Face to face meetings get things done. With few exceptions, getting all parties together physically rather than virtually, is more effective in planning, problem-solving, and resolving disagreements. Second most effective is real-time virtual meetings where participants share a webcast or a conference telephone line. When attempting to move a multi-participant task forward, these "come to Jesus" meetings are essential. You wait for someone to return that email or support ticket, you may find yourself waiting a very, very long time.

Consider the source. Amazon is not a reference source - it is a sales tool. Fox News, Huffington Post, etc. are deliberatively provocative. The wilder the headline, the more likely the sucker who clicks the link, generating revenue for somebody. 

If all your friends jumped off a cliff, would you do it too? I suspect kids are more likely to do foolish things on line (or off) when they see their peers do them.
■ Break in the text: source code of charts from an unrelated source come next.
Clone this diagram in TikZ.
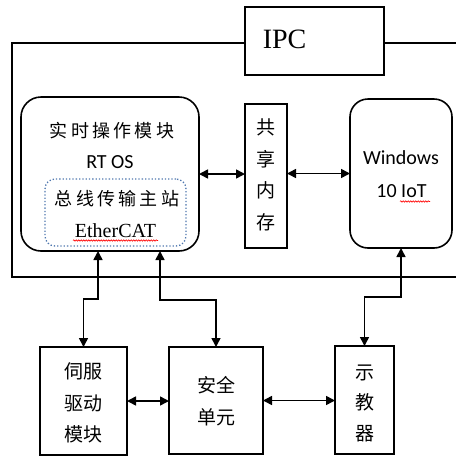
\documentclass[tikz,border=0pt]{standalone}
\usepackage{fontspec}
\setmainfont{Liberation Serif}
\newfontfamily\cjk{Noto Sans CJK SC}
\newfontfamily\cjksp[LetterSpace=18]{Noto Sans CJK SC}
\newfontfamily\calib{Carlito}
\usetikzlibrary{arrows.meta,calc,decorations.pathmorphing}
\begin{document}
\begin{tikzpicture}[x=1pt,y=-1pt,line width=1.6pt,
  box/.style={draw,inner sep=0pt,outer sep=0pt},
  arr/.style={{Triangle[length=9pt,width=9pt]}-{Triangle[length=9pt,width=9pt]}},
  zh/.style={font=\cjk\fontsize{19}{23}\selectfont,inner sep=0pt},
  zhv/.style={font=\cjk\fontsize{19}{31.5}\selectfont,align=center,inner sep=0pt},
  lat/.style={font=\calib\fontsize{20}{24}\selectfont,inner sep=0pt},
  wavy/.style={red,line width=0.6pt,decorate,decoration={snake,amplitude=0.7pt,segment length=2.5pt}}]
\useasboundingbox (0,0) rectangle (456,456);
% outer IPC frame
\draw (460,43) -- (12,43) -- (12,277) -- (460,277);
\node[box,fill=white,minimum width=139pt,minimum height=68pt] (ipc) at (314.5,41) {};
\node[anchor=west,inner sep=0pt,font=\fontsize{28}{32}\selectfont] (ipct) at (262,39) {IPC};
% real-time module
\node[box,rounded corners=20pt,minimum width=178pt,minimum height=154pt] (rt) at (110,174) {};
\node[inner sep=0pt,font=\cjksp\fontsize{18}{22}\selectfont] (rt1) at (112,131) {实时操作模块};
\node[lat] (rt2) at (110,162) {RT OS};
\node[box,draw={rgb,255:red,80;green,120;blue,175},dotted,line width=1.3pt,rounded corners=10pt,minimum width=141pt,minimum height=67pt] (ec) at (115.5,212.5) {};
\node[inner sep=0pt,font=\cjksp\fontsize{18}{22}\selectfont] (ec1) at (117,199) {总线传输主站};
\node[inner sep=0pt,font=\fontsize{20}{24}\selectfont] (ec2) at (115.5,231) {EtherCAT};
\draw[wavy] (73,240.5) -- (158,240.5);
% shared memory
\node[box,minimum width=42pt,minimum height=144pt] (shm) at (266,176) {};
\node[zhv] (shmt) at (266,175) {共\\享\\内\\存};
% windows
\node[box,rounded corners=18pt,minimum width=102pt,minimum height=149pt] (win) at (401,173.5) {};
\node[lat] (win1) at (401,158) {Windows};
\node[lat] (win2) at (401.5,191) {10 IoT};
\draw[wavy] (400,201.5) -- (430,201.5);
% bottom boxes
\node[box,minimum width=87pt,minimum height=108pt] (servo) at (83.5,401) {};
\node[zhv] (servot) at (83.5,403) {伺服\\驱动\\模块};
\node[box,minimum width=94pt,minimum height=107pt] (safe) at (216,400.5) {};
\node[zhv,font=\cjk\fontsize{19}{32}\selectfont] (safet) at (216,401) {安全\\单元};
\node[box,minimum width=59pt,minimum height=108pt] (teach) at (364.5,400) {};
\node[zhv,font=\cjk\fontsize{19}{30.5}\selectfont] (teacht) at (364.5,403) {示\\教\\器};
% connectors
\draw[arr] (rt.east) -- (rt.east -| shm.west);
\draw[arr] (shm.east |- win.west) -- (win.west);
\draw[arr] (servo.north) -- ++(0,-48) -| ($(rt.south)+(-12,0)$);
\draw[arr] (safe.north) -- ++(0,-47) -| ($(rt.south)+(50,0)$);
\draw[arr] (teach.north) -- ++(0,-49) -| (win.south);
\draw[arr] (servo.east) -- (servo.east -| safe.west);
\draw[arr] (safe.east) -- (safe.east -| teach.west);
\end{tikzpicture}
\end{document}
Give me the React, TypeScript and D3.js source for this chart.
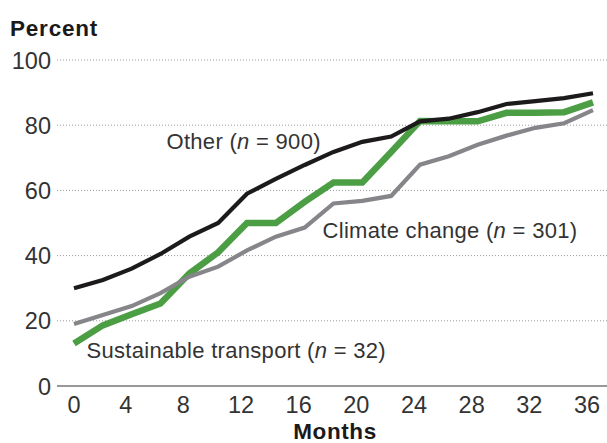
import React from "react";
import * as d3 from "d3";

const months = [0, 2, 4, 6, 8, 10, 12, 14, 16, 18, 20, 22, 24, 26, 28, 30, 32, 34, 36];
const otherValues = [30, 32.5, 36, 40.5, 45.8, 50, 59, 63.5, 67.8, 71.8, 74.9, 76.5, 81.2, 82, 84, 86.5, 87.4, 88.3, 89.8];
const climateValues = [19, 21.8, 24.5, 28.5, 33.5, 36.6, 41.6, 45.8, 48.6, 56, 56.8, 58.3, 67.9, 70.5, 74, 76.8, 79.2, 80.6, 84.6];
const transportValues = [13, 18.6, 22, 25.3, 34.5, 41, 50, 50, 56.5, 62.4, 62.4, 71.8, 81.3, 81.2, 81.2, 83.8, 83.8, 84, 87];
const yTicks = [0, 20, 40, 60, 80, 100];
const xTicks = [0, 4, 8, 12, 16, 20, 24, 28, 32, 36];

const W = 607;
const H = 443;
const FONT = "'Liberation Sans', Arial, Helvetica, sans-serif";

export default function App() {
  const x = d3.scaleLinear().domain([0, 36]).range([74, 593]);
  const y = d3.scaleLinear().domain([0, 100]).range([386, 60]);
  const line = (vals: number[]) =>
    d3.line<number>().x((_, i) => x(months[i])).y((d) => y(d))(vals) || "";

  return (
    <svg width={W} height={H} style={{ position: "absolute", left: 0, top: 0, background: "#fff" }} fontFamily={FONT}>
      {yTicks.filter((t) => t > 0).map((t) => (
        <line key={"g" + t} x1={57} x2={W} y1={y(t)} y2={y(t)} stroke="#9a9a9a" strokeWidth={1} strokeDasharray="1,2" />
      ))}
      <line x1={57} x2={W} y1={y(0)} y2={y(0)} stroke="#333" strokeWidth={1.2} />
      {yTicks.map((t) => (
        <text key={"y" + t} x={51} y={y(t) + 8.5} textAnchor="end" fontSize={23.5} fill="#333">{t}</text>
      ))}
      {xTicks.map((t) => (
        <text key={"x" + t} x={t === 0 ? x(t) : x(t) - 6} y={412.5} textAnchor="middle" fontSize={23.5} fill="#333">{t}</text>
      ))}
      <text x={10} y={35.5} fontSize={22.5} fontWeight="bold" letterSpacing={0.8} fill="#1a1a1a">Percent</text>
      <text x={335} y={438.5} textAnchor="middle" fontSize={22.5} fontWeight="bold" letterSpacing={0.6} fill="#1a1a1a">Months</text>

      <path d={line(transportValues)} fill="none" stroke="#4c9e45" strokeWidth={6.5} strokeLinejoin="miter" />
      <path d={line(climateValues)} fill="none" stroke="#86868a" strokeWidth={4.2} strokeLinejoin="miter" />
      <path d={line(otherValues)} fill="none" stroke="#1c1a1b" strokeWidth={4.2} strokeLinejoin="miter" />

      <text x={166.5} y={148.5} fontSize={22} letterSpacing={0.3} fill="#333">
        Other (<tspan fontStyle="italic">n</tspan> = 900)
      </text>
      <text x={322.5} y={238} fontSize={22} letterSpacing={0.3} fill="#333">
        Climate change (<tspan fontStyle="italic">n</tspan> = 301)
      </text>
      <text x={86.5} y={357.5} fontSize={22} letterSpacing={0.3} fill="#333">
        Sustainable transport (<tspan fontStyle="italic">n</tspan> = 32)
      </text>
    </svg>
  );
}
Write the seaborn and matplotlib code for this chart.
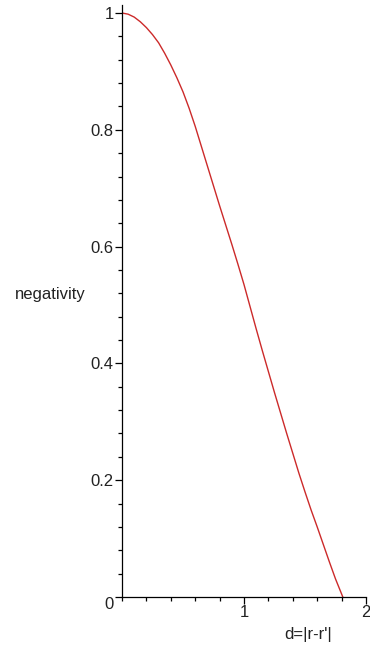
import numpy as np
import pandas as pd
import matplotlib
matplotlib.use("Agg")
import matplotlib.pyplot as plt
import seaborn as sns
from matplotlib.ticker import MultipleLocator

# data
d_values = [0.0, 0.05, 0.1, 0.15, 0.2, 0.25, 0.3, 0.35, 0.4, 0.45, 0.5, 0.55,
            0.6, 0.65, 0.7, 0.75, 0.8, 0.85, 0.9, 0.95, 1.0, 1.05, 1.1, 1.15,
            1.2, 1.25, 1.3, 1.35, 1.4, 1.45, 1.5, 1.55, 1.6, 1.65, 1.7, 1.75,
            1.81]
negativity = [1.0, 0.998, 0.993, 0.985, 0.975, 0.963, 0.949, 0.931, 0.911,
              0.889, 0.865, 0.837, 0.806, 0.772, 0.738, 0.704, 0.670, 0.637,
              0.604, 0.570, 0.535, 0.497, 0.459, 0.422, 0.386, 0.350, 0.315,
              0.280, 0.246, 0.212, 0.180, 0.149, 0.120, 0.090, 0.060, 0.031,
              0.0]
y_ticks = [0, 0.2, 0.4, 0.6, 0.8, 1]
y_tick_labels = ["0", "0.2", "0.4", "0.6", "0.8", "1"]
x_ticks = [1, 2]
x_tick_labels = ["1", "2"]
x_label = "d=|r-r'|"
y_label = "negativity"

sns.set_theme(style="white")
plt.rcParams['font.family'] = ['Liberation Sans', 'DejaVu Sans']

W, H = 370, 652
fig = plt.figure(figsize=(W / 100, H / 100), dpi=100)
ax_left, ax_right = 122 / W, 366 / W
ax_bottom = (H - 597) / H
ax_top = (H - 5) / H
ax = fig.add_axes([ax_left, ax_bottom, ax_right - ax_left, ax_top - ax_bottom])

df = pd.DataFrame({"d": d_values, "neg": negativity})
sns.lineplot(data=df, x="d", y="neg", ax=ax, color="#cc2a2a", linewidth=1.0)

ax.set_xlim(0, 2.0)
ax.set_ylim(0, 1.0137)
ax.set_xlabel("")
ax.set_ylabel("")

for s in ["top", "right"]:
    ax.spines[s].set_visible(False)
for s in ["left", "bottom"]:
    ax.spines[s].set_color("black")
    ax.spines[s].set_linewidth(0.9)

ax.set_yticks(y_ticks)
ax.set_yticklabels(y_tick_labels)
ax.set_xticks(x_ticks)
ax.set_xticklabels(x_tick_labels)
ax.xaxis.set_minor_locator(MultipleLocator(0.2))
ax.yaxis.set_minor_locator(MultipleLocator(0.04))
ax.tick_params(axis="both", which="major", direction="out", length=5, width=0.9,
               color="black", labelsize=12, labelcolor="#222222", pad=1,
               left=True, bottom=True)
ax.tick_params(axis="both", which="minor", direction="out", length=3, width=0.9,
               color="black", left=True, bottom=True)
ax.yaxis.get_majorticklabels()[0].set_verticalalignment("top")

fig.text(308 / W, 1 - 635 / H, x_label, ha="center", va="center",
         fontsize=12, color="#222222")
fig.text(50 / W, 1 - 294 / H, y_label, ha="center", va="center",
         fontsize=12, color="#222222")

fig.savefig("out.png", dpi=100)
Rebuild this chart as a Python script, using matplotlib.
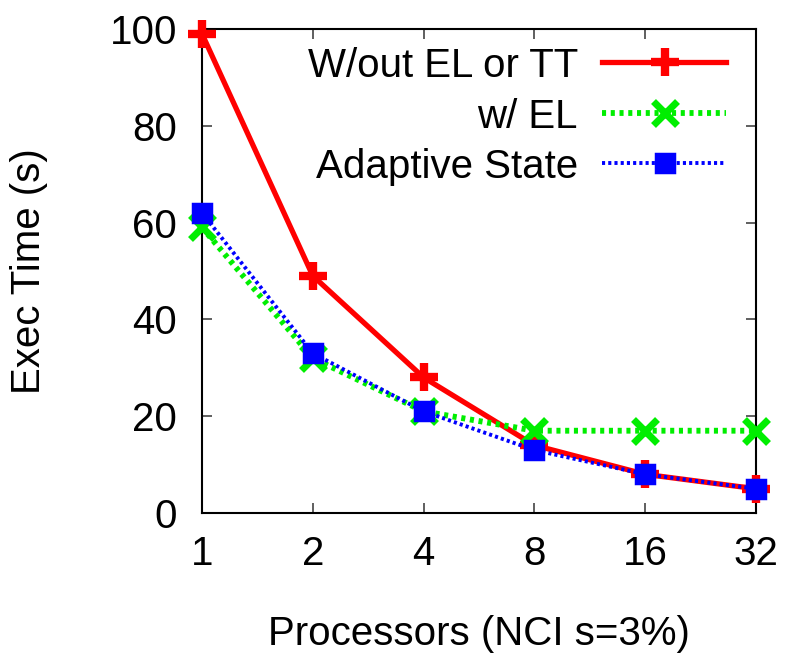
import matplotlib
matplotlib.use("Agg")
import matplotlib.pyplot as plt

# data
procs = ["1", "2", "4", "8", "16", "32"]
no_el_tt = [99, 49, 28, 14, 8, 5]
with_el = [59, 32, 21, 17, 17, 17]
adaptive = [62, 33, 21, 13, 8, 5]
labels = ["W/out EL or TT", "w/ EL", "Adaptive State"]

plt.rcParams["font.family"] = ["Liberation Sans", "DejaVu Sans"]
FS = 29

fig = plt.figure(figsize=(7.88, 6.6), dpi=100)
ax = fig.add_axes([202 / 788, 1 - 513 / 660, (756 - 202) / 788, (513 - 29) / 660])

xpos = list(range(len(procs)))
styles = [
    dict(color="#ff0000", lw=3.8, ls="-", marker="+", ms=20, mew=6),
    dict(color="#00ee00", lw=4.2, ls=(0, (0.7, 0.8)), marker="x", ms=17, mew=5),
    dict(color="#0000ff", lw=2.8, ls=(0, (0.8, 0.8)), marker="s", ms=13,
         mew=2.5, mec="#0000ff"),
]
series = [no_el_tt, with_el, adaptive]
for vals, st in zip(series, styles):
    ax.plot(xpos, vals, clip_on=False, zorder=3, **st)

ax.set_xlim(0, len(procs) - 1)
ax.set_ylim(0, 100)
ax.set_xticks(xpos)
ax.set_xticklabels(procs)
ax.set_yticks([0, 20, 40, 60, 80, 100])
ax.tick_params(direction="in", length=7, width=1.2, top=True, right=True,
               labelsize=FS, color="#444444")
ax.tick_params(axis="y", pad=18)
ax.tick_params(axis="x", pad=16)
for s in ax.spines.values():
    s.set_linewidth(1.5)

ax.set_xlabel("Processors (NCI s=3%)", fontsize=FS, labelpad=30)
ax.set_ylabel("Exec Time (s)", fontsize=FS, labelpad=44)

# gnuplot-style key: right-aligned text, sample to the right
W, H = 756 - 202, 513 - 29
rows_y = [62, 113, 163]
for lab, st, yy in zip(labels, styles, rows_y):
    ya = (513 - yy) / H
    ax.text((578 - 202) / W, ya, lab, transform=ax.transAxes, ha="right",
            va="center_baseline", fontsize=FS)
    xs = [(602 - 202) / W, (665 - 202) / W, (726 - 202) / W]
    ax.plot(xs, [ya] * 3, transform=ax.transAxes, markevery=[1],
            clip_on=False, **st)

fig.savefig("out.png", dpi=100)
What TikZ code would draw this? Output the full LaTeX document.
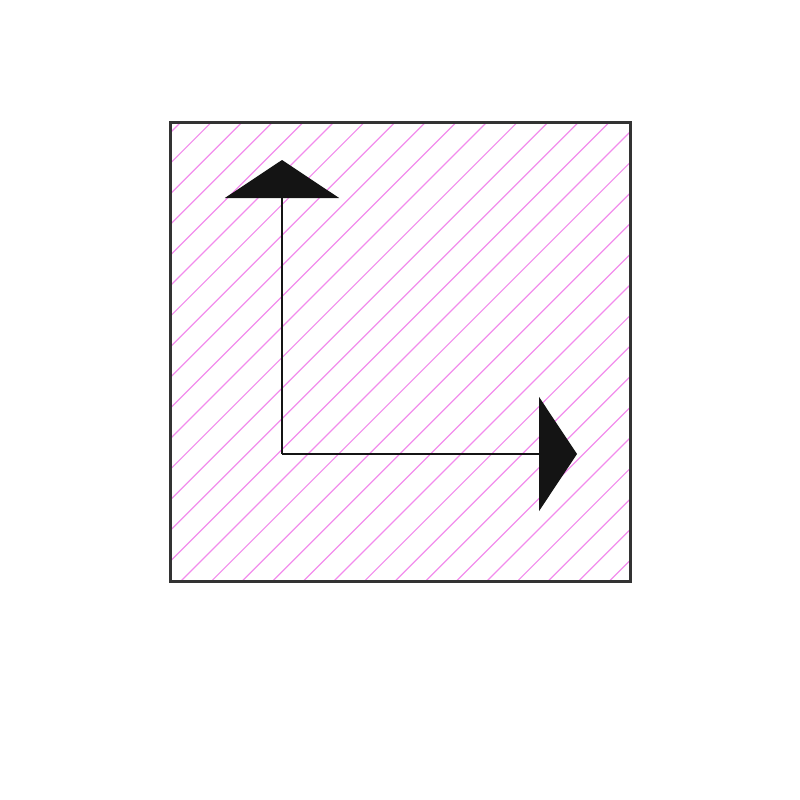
\documentclass[tikz,border=0pt]{standalone}
\usetikzlibrary{arrows.meta}
\definecolor{hatchpink}{RGB}{242,140,236}
\definecolor{framegray}{RGB}{51,51,51}
\definecolor{axisblack}{RGB}{20,20,20}

\begin{document}
\begin{tikzpicture}[
                x=1pt, y=-1pt,
                hatch/.style={draw=hatchpink, line width=1.2pt},
                frame/.style={draw=framegray, line width=3pt},
                axis/.style={draw=axisblack, line width=2pt,
                    -{Triangle[length=38pt, width=114pt]}}]

    \useasboundingbox (0,0) rectangle (800,800);

    %%% POINTS
    \coordinate (boxnw) at (170,122);
    \coordinate (boxse) at (630,581);
    \coordinate (origin) at (282,454);
    \coordinate (uptip) at (282,160);
    \coordinate (righttip) at (577,454);

    %%% HATCHING
    \begin{scope}
        \clip (boxnw) rectangle (boxse);
        \foreach \k in {-1,...,31}
            \path [hatch] (303+30.6*\k-620,620) -- (303+30.6*\k-100,100);
    \end{scope}
    \path [frame] (boxnw) rectangle (boxse);

    %%% AXES
    \path [axis] (origin) -- (uptip);
    \path [axis] (origin) -- (righttip);

\end{tikzpicture}
\end{document}
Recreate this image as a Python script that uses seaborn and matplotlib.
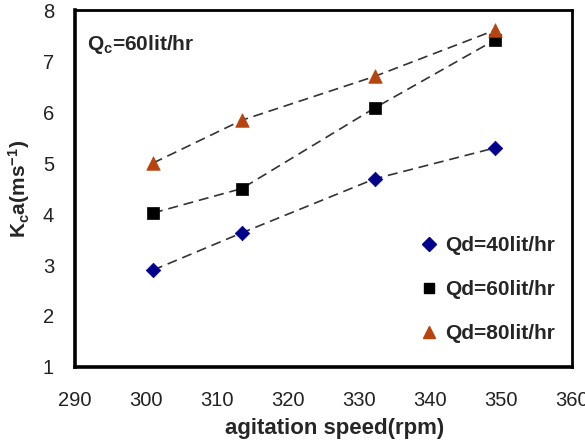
import numpy as np
import pandas as pd
import seaborn as sns
import matplotlib.pyplot as plt
from matplotlib.lines import Line2D

# data
speed = [301.0, 313.5, 332.2, 349.2]
kca_qd40 = [2.90, 3.63, 4.69, 5.30]
kca_qd60 = [4.02, 4.50, 6.08, 7.42]
kca_qd80 = [5.00, 5.84, 6.70, 7.61]
series_names = ["Qd=40lit/hr", "Qd=60lit/hr", "Qd=80lit/hr"]
x_ticks = [290, 300, 310, 320, 330, 340, 350, 360]
y_ticks = [1, 2, 3, 4, 5, 6, 7, 8]

df = pd.DataFrame({
    "speed": speed * 3,
    "kca": kca_qd40 + kca_qd60 + kca_qd80,
    "series": [n for n in series_names for _ in speed],
})

sns.set_style("white")
plt.rcParams['font.family'] = ['Liberation Sans', 'DejaVu Sans']
plt.rcParams['mathtext.fontset'] = 'custom'
plt.rcParams['mathtext.bf'] = 'Liberation Sans:bold'
plt.rcParams['mathtext.rm'] = 'Liberation Sans'

colors = {"Qd=40lit/hr": "#00008b", "Qd=60lit/hr": "#000000", "Qd=80lit/hr": "#b5440f"}
markers = {"Qd=40lit/hr": "D", "Qd=60lit/hr": "s", "Qd=80lit/hr": "^"}
sizes = {"Qd=40lit/hr": 55, "Qd=60lit/hr": 75, "Qd=80lit/hr": 95}

fig = plt.figure(figsize=(5.85, 4.4), dpi=100)
ax = fig.add_axes([0.128, 0.166, 0.850, 0.811])

for name in series_names:
    sub = df[df.series == name]
    sns.lineplot(data=sub, x="speed", y="kca", color="#333333", lw=1.2,
                 dashes=False, ax=ax, linestyle=(0, (6, 3.5)), legend=False)
    sns.scatterplot(data=sub, x="speed", y="kca", color=colors[name],
                    marker=markers[name], s=sizes[name], edgecolor=colors[name],
                    linewidth=0.5, ax=ax, zorder=3, legend=False)

ax.set_xlim(290, 360)
ax.set_ylim(1, 8)
ax.set_xticks(x_ticks)
ax.set_yticks(y_ticks)
ax.tick_params(direction='in', length=5, width=1, labelsize=14.5,
               colors='black', labelcolor='#222222')
ax.tick_params(axis='x', pad=17)
ax.tick_params(axis='y', pad=15)
for side in ['left', 'bottom']:
    ax.spines[side].set_linewidth(2.6)
for side in ['top', 'right']:
    ax.spines[side].set_linewidth(2.0)
for sp in ax.spines.values():
    sp.set_color('black')
    sp.set_visible(True)

ax.set_xlabel("agitation speed(rpm)", fontsize=16, fontweight='bold',
              labelpad=6, x=0.523)
ax.set_ylabel(r"$\mathbf{K_{c}a(ms^{-1})}$", fontsize=15, labelpad=8)

ax.text(0.024, 0.905, r"$\mathbf{Q_{c}}$" + "=60lit/hr", transform=ax.transAxes,
        fontsize=15, fontweight='bold', va='center', ha='left')

handles = [Line2D([], [], ls='none', marker=markers[n], color=colors[n],
                  markersize={"D": 7, "s": 7.5, "^": 9}[markers[n]]) for n in series_names]
ax.legend(handles, series_names, loc='lower right', bbox_to_anchor=(1.0, 0.02),
          frameon=False, prop={'weight': 'bold', 'size': 15}, labelspacing=1.2,
          handlelength=0.8, handletextpad=0.4, borderpad=0.3)

fig.savefig("out.png", dpi=100)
But we "mature" individuals may be suseptible as well. That new gadget everyone seems to have (Fitbits, Echos), that newest investment opportunity (BitCoin), or health practice (quinoa, fasting, low-carb, high intensity exercise) are tempting just because its seems everybody's doin' it, doin' it.

I feel fortunate that somwhere during my misspent childhood I picked up a few good rules of common sense that seemed to have mostly served me well. You can't go too wrong with the advice given by your grandmother.